## What this task involves
Give the data again exactly as written, skipping any pictures.

## Excerpted data
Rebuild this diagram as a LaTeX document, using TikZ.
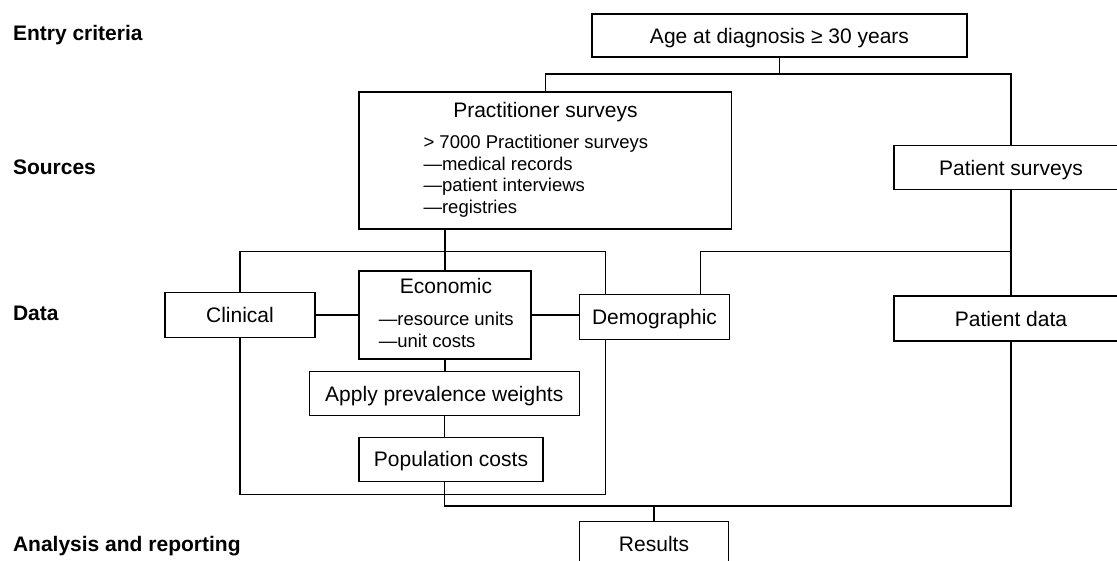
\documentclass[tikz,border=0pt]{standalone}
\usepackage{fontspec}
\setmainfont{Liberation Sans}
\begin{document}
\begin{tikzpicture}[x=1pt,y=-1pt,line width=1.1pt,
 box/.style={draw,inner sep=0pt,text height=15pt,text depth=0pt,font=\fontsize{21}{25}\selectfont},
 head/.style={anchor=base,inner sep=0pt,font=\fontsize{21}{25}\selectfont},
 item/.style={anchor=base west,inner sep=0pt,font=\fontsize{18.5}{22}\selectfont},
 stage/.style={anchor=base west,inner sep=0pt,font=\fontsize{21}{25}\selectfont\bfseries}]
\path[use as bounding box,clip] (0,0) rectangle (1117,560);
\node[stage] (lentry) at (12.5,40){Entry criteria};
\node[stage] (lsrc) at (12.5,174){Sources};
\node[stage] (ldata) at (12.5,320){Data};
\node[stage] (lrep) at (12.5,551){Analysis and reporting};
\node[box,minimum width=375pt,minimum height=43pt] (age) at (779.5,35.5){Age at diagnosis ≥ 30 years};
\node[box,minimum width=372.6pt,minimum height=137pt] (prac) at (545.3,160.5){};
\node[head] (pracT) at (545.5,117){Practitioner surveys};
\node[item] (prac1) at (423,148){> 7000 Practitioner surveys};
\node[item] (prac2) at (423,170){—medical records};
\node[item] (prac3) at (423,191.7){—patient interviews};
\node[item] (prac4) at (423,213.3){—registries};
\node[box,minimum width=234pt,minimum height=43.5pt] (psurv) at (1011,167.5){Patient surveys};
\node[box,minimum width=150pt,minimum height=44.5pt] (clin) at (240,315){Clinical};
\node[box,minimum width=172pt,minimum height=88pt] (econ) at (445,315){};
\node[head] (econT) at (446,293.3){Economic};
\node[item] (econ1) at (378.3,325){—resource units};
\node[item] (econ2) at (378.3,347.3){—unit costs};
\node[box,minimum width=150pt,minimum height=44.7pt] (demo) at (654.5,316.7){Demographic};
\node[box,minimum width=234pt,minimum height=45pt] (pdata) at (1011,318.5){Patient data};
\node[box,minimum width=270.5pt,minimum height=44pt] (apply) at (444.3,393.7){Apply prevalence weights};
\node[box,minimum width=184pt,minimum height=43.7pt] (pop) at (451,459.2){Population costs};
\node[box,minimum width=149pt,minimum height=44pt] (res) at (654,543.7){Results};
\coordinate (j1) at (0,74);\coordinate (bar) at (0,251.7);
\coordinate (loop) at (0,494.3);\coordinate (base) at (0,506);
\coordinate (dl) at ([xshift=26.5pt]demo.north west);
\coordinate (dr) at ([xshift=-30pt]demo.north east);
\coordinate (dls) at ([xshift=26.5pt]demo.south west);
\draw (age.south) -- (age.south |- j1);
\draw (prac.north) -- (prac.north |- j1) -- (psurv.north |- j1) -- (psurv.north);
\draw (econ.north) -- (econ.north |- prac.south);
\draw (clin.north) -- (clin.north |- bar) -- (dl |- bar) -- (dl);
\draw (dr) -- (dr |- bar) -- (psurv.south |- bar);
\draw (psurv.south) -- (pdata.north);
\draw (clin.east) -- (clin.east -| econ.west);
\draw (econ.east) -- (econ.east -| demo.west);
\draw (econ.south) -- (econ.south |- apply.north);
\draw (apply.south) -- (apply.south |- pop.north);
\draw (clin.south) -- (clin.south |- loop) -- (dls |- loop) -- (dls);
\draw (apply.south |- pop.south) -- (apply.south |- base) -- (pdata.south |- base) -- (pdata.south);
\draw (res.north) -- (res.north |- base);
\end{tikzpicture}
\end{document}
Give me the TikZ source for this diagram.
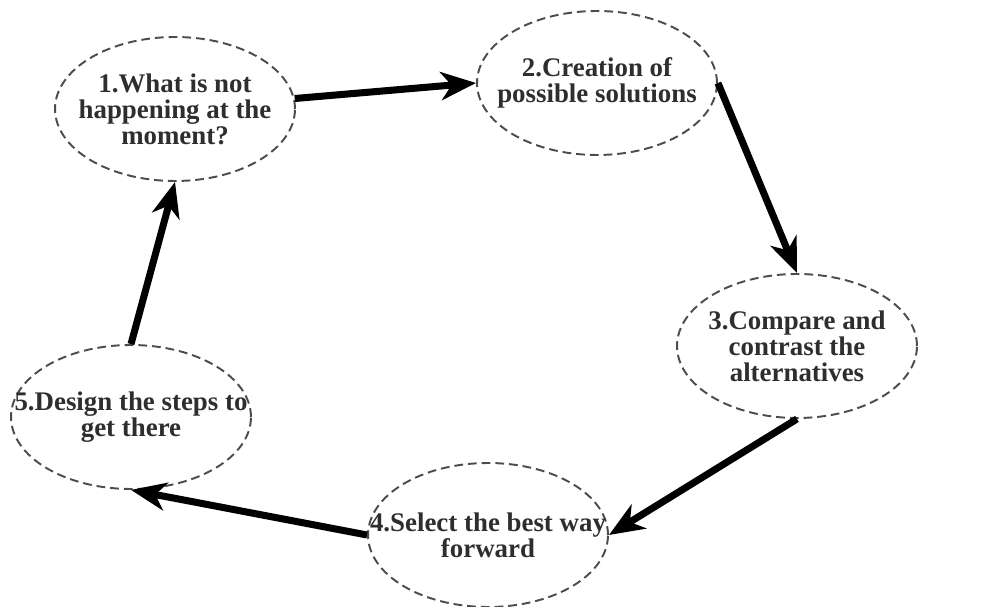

## Written answer
Rebuild this diagram as a LaTeX document, using TikZ.
\documentclass[tikz,border=0pt]{standalone}
\usepackage{fontspec}
\setmainfont{Liberation Sans}
\begin{document}
\begin{tikzpicture}[x=1pt,y=-1pt,line width=1.1pt,
 box/.style={draw,inner sep=0pt,text height=15pt,text depth=0pt,font=\fontsize{21}{25}\selectfont},
 head/.style={anchor=base,inner sep=0pt,font=\fontsize{21}{25}\selectfont},
 item/.style={anchor=base west,inner sep=0pt,font=\fontsize{18.5}{22}\selectfont},
 stage/.style={anchor=base west,inner sep=0pt,font=\fontsize{21}{25}\selectfont\bfseries}]
\path[use as bounding box,clip] (0,0) rectangle (1117,560);
\node[stage] (lentry) at (12.5,40){Entry criteria};
\node[stage] (lsrc) at (12.5,174){Sources};
\node[stage] (ldata) at (12.5,320){Data};
\node[stage] (lrep) at (12.5,551){Analysis and reporting};
\node[box,minimum width=375pt,minimum height=43pt] (age) at (779.5,35.5){Age at diagnosis ≥ 30 years};
\node[box,minimum width=372.6pt,minimum height=137pt] (prac) at (545.3,160.5){};
\node[head] (pracT) at (545.5,117){Practitioner surveys};
\node[item] (prac1) at (423,148){> 7000 Practitioner surveys};
\node[item] (prac2) at (423,170){—medical records};
\node[item] (prac3) at (423,191.7){—patient interviews};
\node[item] (prac4) at (423,213.3){—registries};
\node[box,minimum width=234pt,minimum height=43.5pt] (psurv) at (1011,167.5){Patient surveys};
\node[box,minimum width=150pt,minimum height=44.5pt] (clin) at (240,315){Clinical};
\node[box,minimum width=172pt,minimum height=88pt] (econ) at (445,315){};
\node[head] (econT) at (446,293.3){Economic};
\node[item] (econ1) at (378.3,325){—resource units};
\node[item] (econ2) at (378.3,347.3){—unit costs};
\node[box,minimum width=150pt,minimum height=44.7pt] (demo) at (654.5,316.7){Demographic};
\node[box,minimum width=234pt,minimum height=45pt] (pdata) at (1011,318.5){Patient data};
\node[box,minimum width=270.5pt,minimum height=44pt] (apply) at (444.3,393.7){Apply prevalence weights};
\node[box,minimum width=184pt,minimum height=43.7pt] (pop) at (451,459.2){Population costs};
\node[box,minimum width=149pt,minimum height=44pt] (res) at (654,543.7){Results};
\coordinate (j1) at (0,74);\coordinate (bar) at (0,251.7);
\coordinate (loop) at (0,494.3);\coordinate (base) at (0,506);
\coordinate (dl) at ([xshift=26.5pt]demo.north west);
\coordinate (dr) at ([xshift=-30pt]demo.north east);
\coordinate (dls) at ([xshift=26.5pt]demo.south west);
\draw (age.south) -- (age.south |- j1);
\draw (prac.north) -- (prac.north |- j1) -- (psurv.north |- j1) -- (psurv.north);
\draw (econ.north) -- (econ.north |- prac.south);
\draw (clin.north) -- (clin.north |- bar) -- (dl |- bar) -- (dl);
\draw (dr) -- (dr |- bar) -- (psurv.south |- bar);
\draw (psurv.south) -- (pdata.north);
\draw (clin.east) -- (clin.east -| econ.west);
\draw (econ.east) -- (econ.east -| demo.west);
\draw (econ.south) -- (econ.south |- apply.north);
\draw (apply.south) -- (apply.south |- pop.north);
\draw (clin.south) -- (clin.south |- loop) -- (dls |- loop) -- (dls);
\draw (apply.south |- pop.south) -- (apply.south |- base) -- (pdata.south |- base) -- (pdata.south);
\draw (res.north) -- (res.north |- base);
\end{tikzpicture}
\end{document}
Give me the TikZ source for this diagram.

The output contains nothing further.